What is required -
Copy every line of the material below word for word.

Collected data -
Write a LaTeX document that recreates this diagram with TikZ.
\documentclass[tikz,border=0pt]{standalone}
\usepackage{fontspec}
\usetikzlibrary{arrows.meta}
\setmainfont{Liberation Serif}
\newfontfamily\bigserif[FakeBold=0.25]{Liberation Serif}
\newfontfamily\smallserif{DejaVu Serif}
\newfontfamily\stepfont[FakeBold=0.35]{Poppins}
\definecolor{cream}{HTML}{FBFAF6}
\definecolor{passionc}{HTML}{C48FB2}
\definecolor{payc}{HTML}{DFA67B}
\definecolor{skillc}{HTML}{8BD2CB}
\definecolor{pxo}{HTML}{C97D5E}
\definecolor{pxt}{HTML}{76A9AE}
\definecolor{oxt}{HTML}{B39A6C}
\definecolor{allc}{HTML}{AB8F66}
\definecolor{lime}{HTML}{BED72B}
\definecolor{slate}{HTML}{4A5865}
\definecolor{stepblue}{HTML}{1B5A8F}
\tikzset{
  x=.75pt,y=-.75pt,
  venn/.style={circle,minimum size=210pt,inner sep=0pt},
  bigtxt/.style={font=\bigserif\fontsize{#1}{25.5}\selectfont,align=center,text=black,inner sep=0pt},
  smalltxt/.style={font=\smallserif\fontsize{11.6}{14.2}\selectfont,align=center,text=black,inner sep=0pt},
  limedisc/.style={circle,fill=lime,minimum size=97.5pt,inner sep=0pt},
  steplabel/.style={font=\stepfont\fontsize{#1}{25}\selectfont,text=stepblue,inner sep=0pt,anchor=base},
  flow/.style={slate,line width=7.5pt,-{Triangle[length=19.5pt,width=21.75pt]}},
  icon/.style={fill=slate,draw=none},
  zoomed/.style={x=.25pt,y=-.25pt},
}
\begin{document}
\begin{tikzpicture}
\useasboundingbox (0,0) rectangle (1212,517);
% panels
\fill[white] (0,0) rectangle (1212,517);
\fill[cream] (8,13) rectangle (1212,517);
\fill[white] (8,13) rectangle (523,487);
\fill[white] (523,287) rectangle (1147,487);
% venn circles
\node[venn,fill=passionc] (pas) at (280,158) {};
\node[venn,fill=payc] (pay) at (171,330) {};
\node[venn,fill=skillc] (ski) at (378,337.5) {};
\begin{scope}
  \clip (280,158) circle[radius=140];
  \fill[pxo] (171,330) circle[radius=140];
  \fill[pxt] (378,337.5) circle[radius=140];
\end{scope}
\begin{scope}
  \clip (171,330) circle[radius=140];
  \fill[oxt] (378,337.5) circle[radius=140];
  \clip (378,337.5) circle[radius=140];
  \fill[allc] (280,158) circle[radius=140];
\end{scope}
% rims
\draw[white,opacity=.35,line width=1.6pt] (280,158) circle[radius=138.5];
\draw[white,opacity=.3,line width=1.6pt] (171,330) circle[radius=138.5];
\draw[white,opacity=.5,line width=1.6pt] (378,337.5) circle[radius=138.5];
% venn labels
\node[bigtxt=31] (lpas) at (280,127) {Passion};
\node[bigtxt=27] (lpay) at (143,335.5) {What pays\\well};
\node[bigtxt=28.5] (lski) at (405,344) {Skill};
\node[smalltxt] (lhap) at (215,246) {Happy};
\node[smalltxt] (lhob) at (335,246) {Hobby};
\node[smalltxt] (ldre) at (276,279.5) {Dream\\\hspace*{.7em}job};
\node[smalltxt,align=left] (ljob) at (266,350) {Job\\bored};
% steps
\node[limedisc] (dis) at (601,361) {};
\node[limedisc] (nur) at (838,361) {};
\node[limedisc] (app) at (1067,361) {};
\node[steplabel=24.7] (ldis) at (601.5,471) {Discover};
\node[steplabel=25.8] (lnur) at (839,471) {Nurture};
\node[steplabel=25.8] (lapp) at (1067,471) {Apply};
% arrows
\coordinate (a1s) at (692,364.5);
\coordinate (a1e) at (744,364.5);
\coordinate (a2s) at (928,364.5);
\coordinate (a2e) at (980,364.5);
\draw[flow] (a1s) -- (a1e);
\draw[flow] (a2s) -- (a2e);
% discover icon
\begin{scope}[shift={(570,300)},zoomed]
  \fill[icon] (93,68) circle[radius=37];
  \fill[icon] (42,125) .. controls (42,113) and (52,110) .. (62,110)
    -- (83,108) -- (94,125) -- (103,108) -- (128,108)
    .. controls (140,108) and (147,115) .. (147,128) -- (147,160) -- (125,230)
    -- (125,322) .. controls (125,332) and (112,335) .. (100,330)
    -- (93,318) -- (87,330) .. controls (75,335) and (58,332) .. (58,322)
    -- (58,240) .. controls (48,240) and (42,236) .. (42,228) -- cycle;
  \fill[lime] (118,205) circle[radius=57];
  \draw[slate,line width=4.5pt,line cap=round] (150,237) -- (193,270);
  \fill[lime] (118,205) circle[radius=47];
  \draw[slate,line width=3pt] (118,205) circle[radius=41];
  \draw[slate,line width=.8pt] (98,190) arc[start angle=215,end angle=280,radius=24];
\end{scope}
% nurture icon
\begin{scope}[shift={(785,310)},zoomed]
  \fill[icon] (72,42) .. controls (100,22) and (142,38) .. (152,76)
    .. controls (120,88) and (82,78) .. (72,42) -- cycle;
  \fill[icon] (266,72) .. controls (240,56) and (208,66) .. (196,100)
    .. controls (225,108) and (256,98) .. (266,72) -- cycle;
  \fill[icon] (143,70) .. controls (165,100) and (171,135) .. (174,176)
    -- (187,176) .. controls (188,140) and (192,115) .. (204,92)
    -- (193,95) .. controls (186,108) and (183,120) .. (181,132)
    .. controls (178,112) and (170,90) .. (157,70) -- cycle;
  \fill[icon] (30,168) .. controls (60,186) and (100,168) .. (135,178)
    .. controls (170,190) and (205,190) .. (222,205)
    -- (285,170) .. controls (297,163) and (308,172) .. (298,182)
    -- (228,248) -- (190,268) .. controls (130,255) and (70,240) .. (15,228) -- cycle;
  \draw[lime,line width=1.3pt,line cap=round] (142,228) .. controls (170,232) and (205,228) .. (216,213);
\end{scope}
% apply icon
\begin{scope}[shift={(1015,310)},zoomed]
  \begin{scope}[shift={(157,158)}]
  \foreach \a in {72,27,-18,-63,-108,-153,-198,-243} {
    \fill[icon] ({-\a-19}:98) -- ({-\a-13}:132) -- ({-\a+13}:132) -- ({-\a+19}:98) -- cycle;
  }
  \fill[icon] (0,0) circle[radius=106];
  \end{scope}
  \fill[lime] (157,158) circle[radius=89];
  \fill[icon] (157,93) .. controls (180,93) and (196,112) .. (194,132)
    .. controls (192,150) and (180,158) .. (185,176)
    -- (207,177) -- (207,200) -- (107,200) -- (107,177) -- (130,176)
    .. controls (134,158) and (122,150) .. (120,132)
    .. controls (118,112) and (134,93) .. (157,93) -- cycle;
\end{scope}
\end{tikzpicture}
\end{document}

Complete output -
Write a LaTeX document that recreates this diagram with TikZ.
\documentclass[tikz,border=0pt]{standalone}
\usepackage{fontspec}
\usetikzlibrary{arrows.meta}
\setmainfont{Liberation Serif}
\newfontfamily\bigserif[FakeBold=0.25]{Liberation Serif}
\newfontfamily\smallserif{DejaVu Serif}
\newfontfamily\stepfont[FakeBold=0.35]{Poppins}
\definecolor{cream}{HTML}{FBFAF6}
\definecolor{passionc}{HTML}{C48FB2}
\definecolor{payc}{HTML}{DFA67B}
\definecolor{skillc}{HTML}{8BD2CB}
\definecolor{pxo}{HTML}{C97D5E}
\definecolor{pxt}{HTML}{76A9AE}
\definecolor{oxt}{HTML}{B39A6C}
\definecolor{allc}{HTML}{AB8F66}
\definecolor{lime}{HTML}{BED72B}
\definecolor{slate}{HTML}{4A5865}
\definecolor{stepblue}{HTML}{1B5A8F}
\tikzset{
  x=.75pt,y=-.75pt,
  venn/.style={circle,minimum size=210pt,inner sep=0pt},
  bigtxt/.style={font=\bigserif\fontsize{#1}{25.5}\selectfont,align=center,text=black,inner sep=0pt},
  smalltxt/.style={font=\smallserif\fontsize{11.6}{14.2}\selectfont,align=center,text=black,inner sep=0pt},
  limedisc/.style={circle,fill=lime,minimum size=97.5pt,inner sep=0pt},
  steplabel/.style={font=\stepfont\fontsize{#1}{25}\selectfont,text=stepblue,inner sep=0pt,anchor=base},
  flow/.style={slate,line width=7.5pt,-{Triangle[length=19.5pt,width=21.75pt]}},
  icon/.style={fill=slate,draw=none},
  zoomed/.style={x=.25pt,y=-.25pt},
}
\begin{document}
\begin{tikzpicture}
\useasboundingbox (0,0) rectangle (1212,517);
% panels
\fill[white] (0,0) rectangle (1212,517);
\fill[cream] (8,13) rectangle (1212,517);
\fill[white] (8,13) rectangle (523,487);
\fill[white] (523,287) rectangle (1147,487);
% venn circles
\node[venn,fill=passionc] (pas) at (280,158) {};
\node[venn,fill=payc] (pay) at (171,330) {};
\node[venn,fill=skillc] (ski) at (378,337.5) {};
\begin{scope}
  \clip (280,158) circle[radius=140];
  \fill[pxo] (171,330) circle[radius=140];
  \fill[pxt] (378,337.5) circle[radius=140];
\end{scope}
\begin{scope}
  \clip (171,330) circle[radius=140];
  \fill[oxt] (378,337.5) circle[radius=140];
  \clip (378,337.5) circle[radius=140];
  \fill[allc] (280,158) circle[radius=140];
\end{scope}
% rims
\draw[white,opacity=.35,line width=1.6pt] (280,158) circle[radius=138.5];
\draw[white,opacity=.3,line width=1.6pt] (171,330) circle[radius=138.5];
\draw[white,opacity=.5,line width=1.6pt] (378,337.5) circle[radius=138.5];
% venn labels
\node[bigtxt=31] (lpas) at (280,127) {Passion};
\node[bigtxt=27] (lpay) at (143,335.5) {What pays\\well};
\node[bigtxt=28.5] (lski) at (405,344) {Skill};
\node[smalltxt] (lhap) at (215,246) {Happy};
\node[smalltxt] (lhob) at (335,246) {Hobby};
\node[smalltxt] (ldre) at (276,279.5) {Dream\\\hspace*{.7em}job};
\node[smalltxt,align=left] (ljob) at (266,350) {Job\\bored};
% steps
\node[limedisc] (dis) at (601,361) {};
\node[limedisc] (nur) at (838,361) {};
\node[limedisc] (app) at (1067,361) {};
\node[steplabel=24.7] (ldis) at (601.5,471) {Discover};
\node[steplabel=25.8] (lnur) at (839,471) {Nurture};
\node[steplabel=25.8] (lapp) at (1067,471) {Apply};
% arrows
\coordinate (a1s) at (692,364.5);
\coordinate (a1e) at (744,364.5);
\coordinate (a2s) at (928,364.5);
\coordinate (a2e) at (980,364.5);
\draw[flow] (a1s) -- (a1e);
\draw[flow] (a2s) -- (a2e);
% discover icon
\begin{scope}[shift={(570,300)},zoomed]
  \fill[icon] (93,68) circle[radius=37];
  \fill[icon] (42,125) .. controls (42,113) and (52,110) .. (62,110)
    -- (83,108) -- (94,125) -- (103,108) -- (128,108)
    .. controls (140,108) and (147,115) .. (147,128) -- (147,160) -- (125,230)
    -- (125,322) .. controls (125,332) and (112,335) .. (100,330)
    -- (93,318) -- (87,330) .. controls (75,335) and (58,332) .. (58,322)
    -- (58,240) .. controls (48,240) and (42,236) .. (42,228) -- cycle;
  \fill[lime] (118,205) circle[radius=57];
  \draw[slate,line width=4.5pt,line cap=round] (150,237) -- (193,270);
  \fill[lime] (118,205) circle[radius=47];
  \draw[slate,line width=3pt] (118,205) circle[radius=41];
  \draw[slate,line width=.8pt] (98,190) arc[start angle=215,end angle=280,radius=24];
\end{scope}
% nurture icon
\begin{scope}[shift={(785,310)},zoomed]
  \fill[icon] (72,42) .. controls (100,22) and (142,38) .. (152,76)
    .. controls (120,88) and (82,78) .. (72,42) -- cycle;
  \fill[icon] (266,72) .. controls (240,56) and (208,66) .. (196,100)
    .. controls (225,108) and (256,98) .. (266,72) -- cycle;
  \fill[icon] (143,70) .. controls (165,100) and (171,135) .. (174,176)
    -- (187,176) .. controls (188,140) and (192,115) .. (204,92)
    -- (193,95) .. controls (186,108) and (183,120) .. (181,132)
    .. controls (178,112) and (170,90) .. (157,70) -- cycle;
  \fill[icon] (30,168) .. controls (60,186) and (100,168) .. (135,178)
    .. controls (170,190) and (205,190) .. (222,205)
    -- (285,170) .. controls (297,163) and (308,172) .. (298,182)
    -- (228,248) -- (190,268) .. controls (130,255) and (70,240) .. (15,228) -- cycle;
  \draw[lime,line width=1.3pt,line cap=round] (142,228) .. controls (170,232) and (205,228) .. (216,213);
\end{scope}
% apply icon
\begin{scope}[shift={(1015,310)},zoomed]
  \begin{scope}[shift={(157,158)}]
  \foreach \a in {72,27,-18,-63,-108,-153,-198,-243} {
    \fill[icon] ({-\a-19}:98) -- ({-\a-13}:132) -- ({-\a+13}:132) -- ({-\a+19}:98) -- cycle;
  }
  \fill[icon] (0,0) circle[radius=106];
  \end{scope}
  \fill[lime] (157,158) circle[radius=89];
  \fill[icon] (157,93) .. controls (180,93) and (196,112) .. (194,132)
    .. controls (192,150) and (180,158) .. (185,176)
    -- (207,177) -- (207,200) -- (107,200) -- (107,177) -- (130,176)
    .. controls (134,158) and (122,150) .. (120,132)
    .. controls (118,112) and (134,93) .. (157,93) -- cycle;
\end{scope}
\end{tikzpicture}
\end{document}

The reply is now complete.